WHAT IS ASKED: Select every line containing the word "chart" from the material, and copy those lines.

EXERCISE MATERIAL:
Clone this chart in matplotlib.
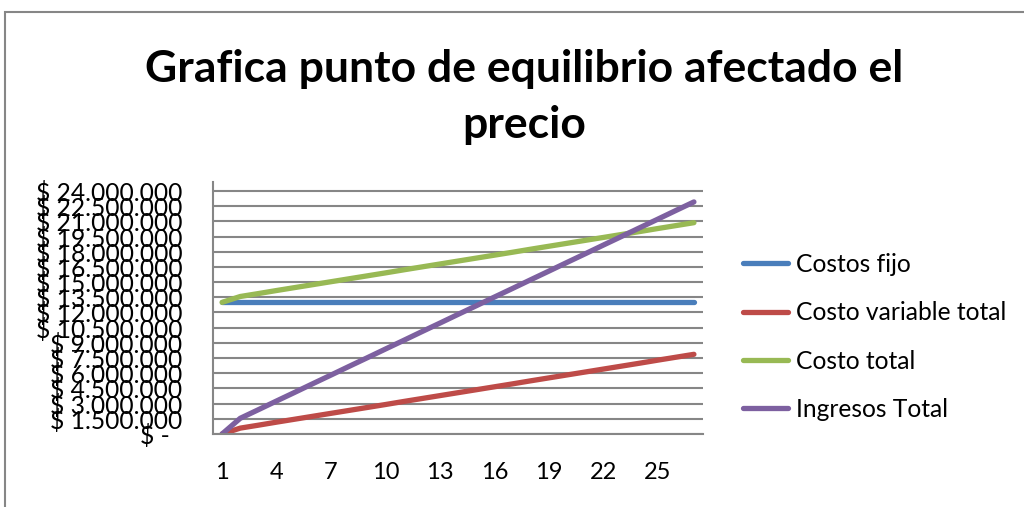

==

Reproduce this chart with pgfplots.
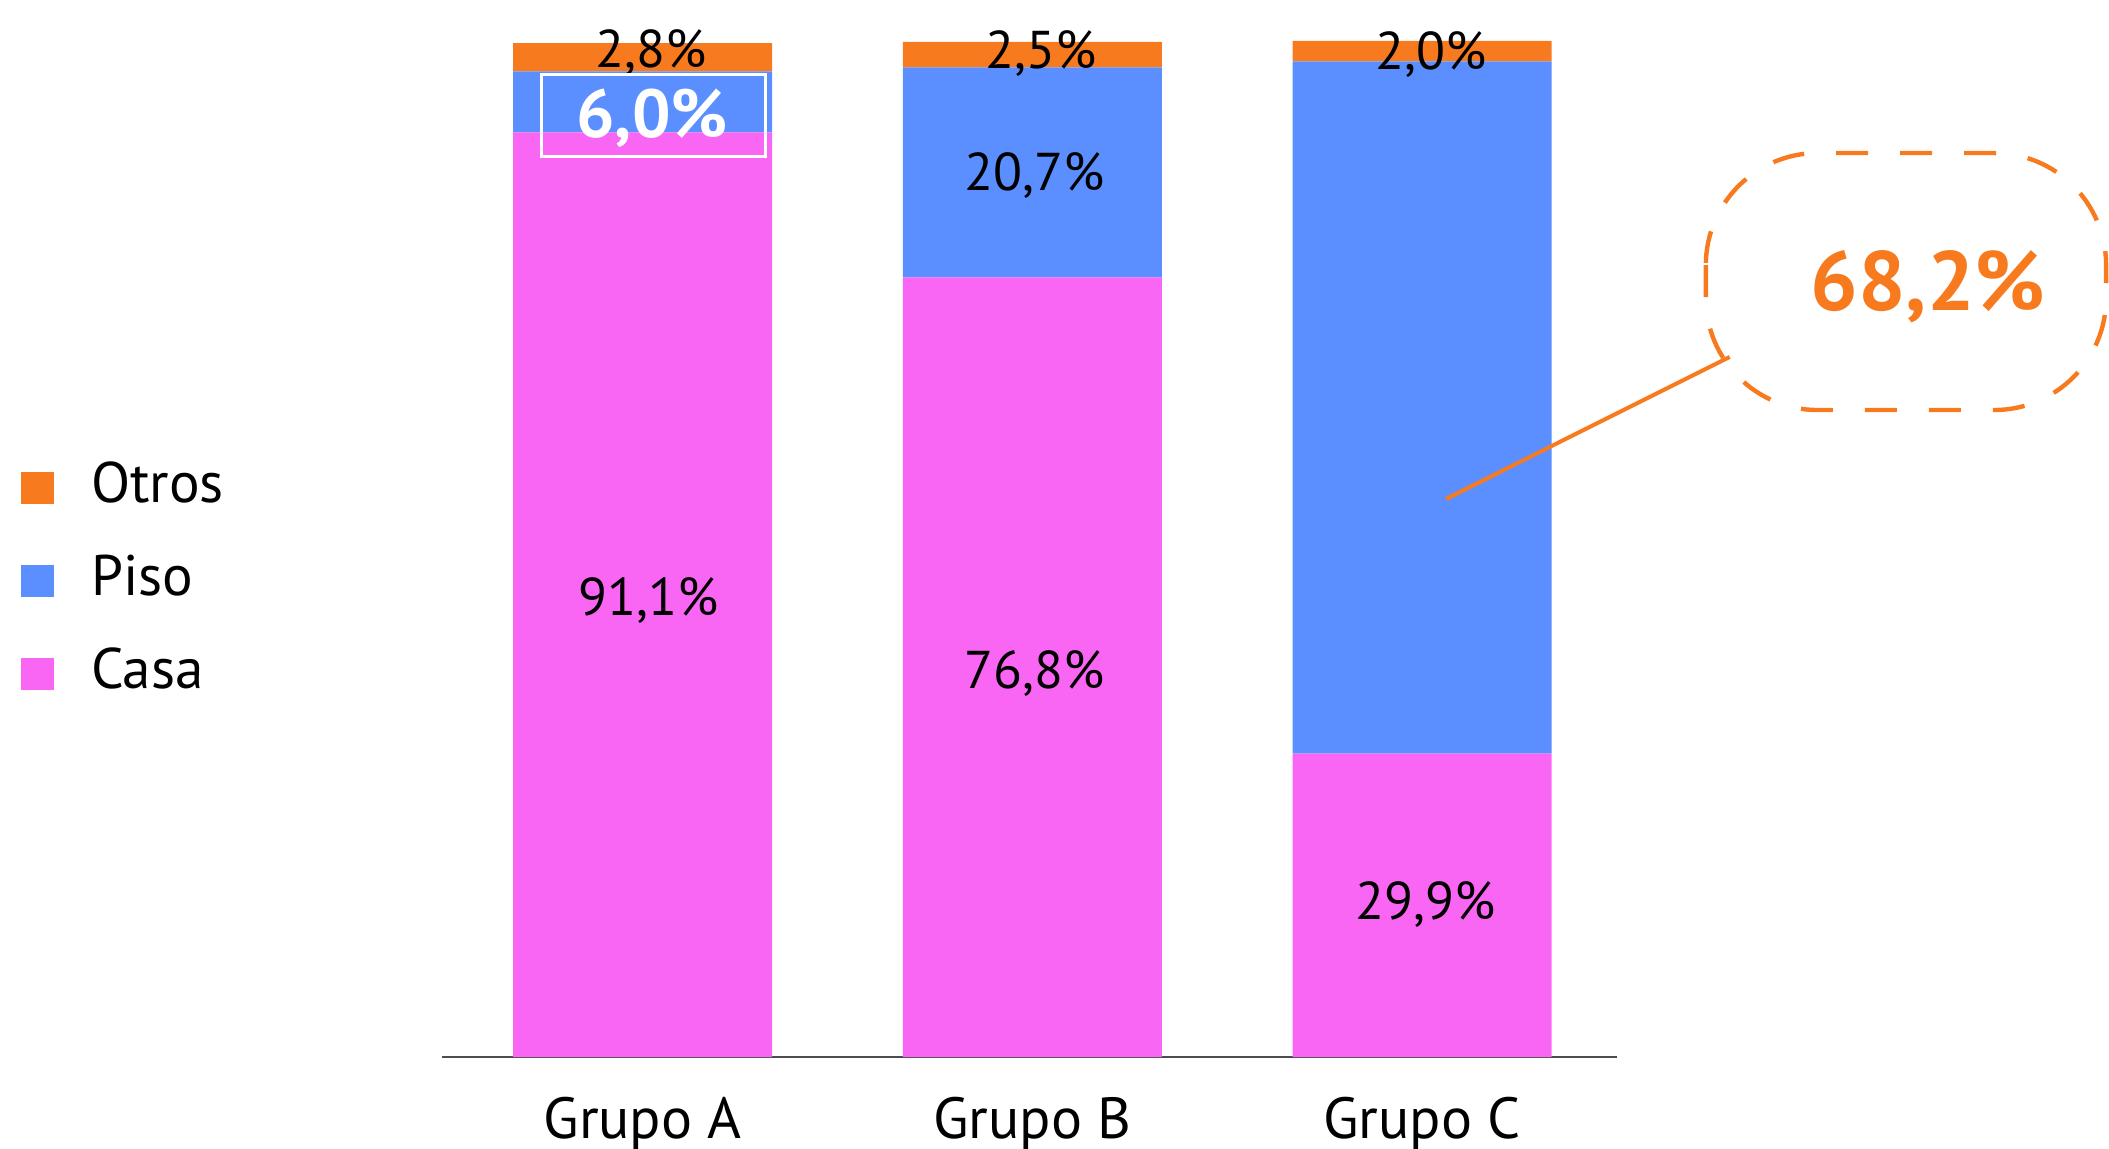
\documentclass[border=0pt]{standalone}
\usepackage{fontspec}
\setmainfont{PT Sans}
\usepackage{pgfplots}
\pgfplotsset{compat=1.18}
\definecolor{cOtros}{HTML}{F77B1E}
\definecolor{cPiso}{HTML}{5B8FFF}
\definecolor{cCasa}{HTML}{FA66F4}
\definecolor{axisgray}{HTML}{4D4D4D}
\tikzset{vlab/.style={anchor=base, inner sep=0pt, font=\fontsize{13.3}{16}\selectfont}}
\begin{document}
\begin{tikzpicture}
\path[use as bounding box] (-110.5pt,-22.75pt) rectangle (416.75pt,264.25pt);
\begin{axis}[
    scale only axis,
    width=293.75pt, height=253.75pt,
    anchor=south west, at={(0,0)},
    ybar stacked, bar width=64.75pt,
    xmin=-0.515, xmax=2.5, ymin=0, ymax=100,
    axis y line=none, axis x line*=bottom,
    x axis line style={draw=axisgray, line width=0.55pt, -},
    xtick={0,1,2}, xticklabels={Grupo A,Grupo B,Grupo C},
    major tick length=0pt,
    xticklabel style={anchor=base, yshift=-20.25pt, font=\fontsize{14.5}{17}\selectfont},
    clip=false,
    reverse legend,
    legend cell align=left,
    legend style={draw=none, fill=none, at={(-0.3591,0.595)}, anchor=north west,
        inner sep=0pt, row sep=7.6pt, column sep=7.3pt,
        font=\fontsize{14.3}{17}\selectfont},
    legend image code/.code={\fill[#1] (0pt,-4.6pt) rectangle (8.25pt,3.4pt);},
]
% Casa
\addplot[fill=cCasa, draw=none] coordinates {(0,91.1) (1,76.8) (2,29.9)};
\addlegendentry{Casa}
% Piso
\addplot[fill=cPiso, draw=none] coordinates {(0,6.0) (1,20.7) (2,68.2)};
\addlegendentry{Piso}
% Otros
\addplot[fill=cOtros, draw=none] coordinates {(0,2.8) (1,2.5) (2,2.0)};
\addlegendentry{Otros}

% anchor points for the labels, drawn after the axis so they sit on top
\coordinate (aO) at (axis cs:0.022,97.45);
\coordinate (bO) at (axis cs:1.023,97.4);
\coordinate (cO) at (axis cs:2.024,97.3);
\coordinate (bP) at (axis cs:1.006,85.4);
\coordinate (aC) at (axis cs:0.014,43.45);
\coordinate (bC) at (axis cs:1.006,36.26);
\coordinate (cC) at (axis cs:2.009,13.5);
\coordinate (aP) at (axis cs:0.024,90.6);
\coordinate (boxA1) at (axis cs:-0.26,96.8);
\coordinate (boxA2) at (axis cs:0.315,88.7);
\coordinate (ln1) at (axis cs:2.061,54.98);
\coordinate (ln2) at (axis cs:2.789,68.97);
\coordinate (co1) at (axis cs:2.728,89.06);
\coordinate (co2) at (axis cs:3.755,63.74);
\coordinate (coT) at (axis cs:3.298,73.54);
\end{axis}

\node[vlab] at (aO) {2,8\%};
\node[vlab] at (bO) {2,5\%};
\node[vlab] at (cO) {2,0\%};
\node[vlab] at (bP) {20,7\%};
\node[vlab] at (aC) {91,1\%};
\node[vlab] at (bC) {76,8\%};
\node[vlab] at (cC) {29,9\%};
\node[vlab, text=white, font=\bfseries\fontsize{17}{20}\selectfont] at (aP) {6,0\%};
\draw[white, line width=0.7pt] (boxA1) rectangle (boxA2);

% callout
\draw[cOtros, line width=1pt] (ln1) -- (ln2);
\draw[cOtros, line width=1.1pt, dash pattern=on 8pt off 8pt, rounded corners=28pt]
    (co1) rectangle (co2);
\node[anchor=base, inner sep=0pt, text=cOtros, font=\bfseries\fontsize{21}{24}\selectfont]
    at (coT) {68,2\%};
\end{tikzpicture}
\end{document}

* * *

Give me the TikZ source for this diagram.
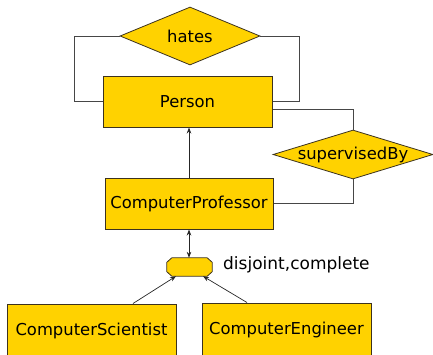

COMPLETE OUTPUT:
Clone this chart in matplotlib.
Reproduce this chart with pgfplots.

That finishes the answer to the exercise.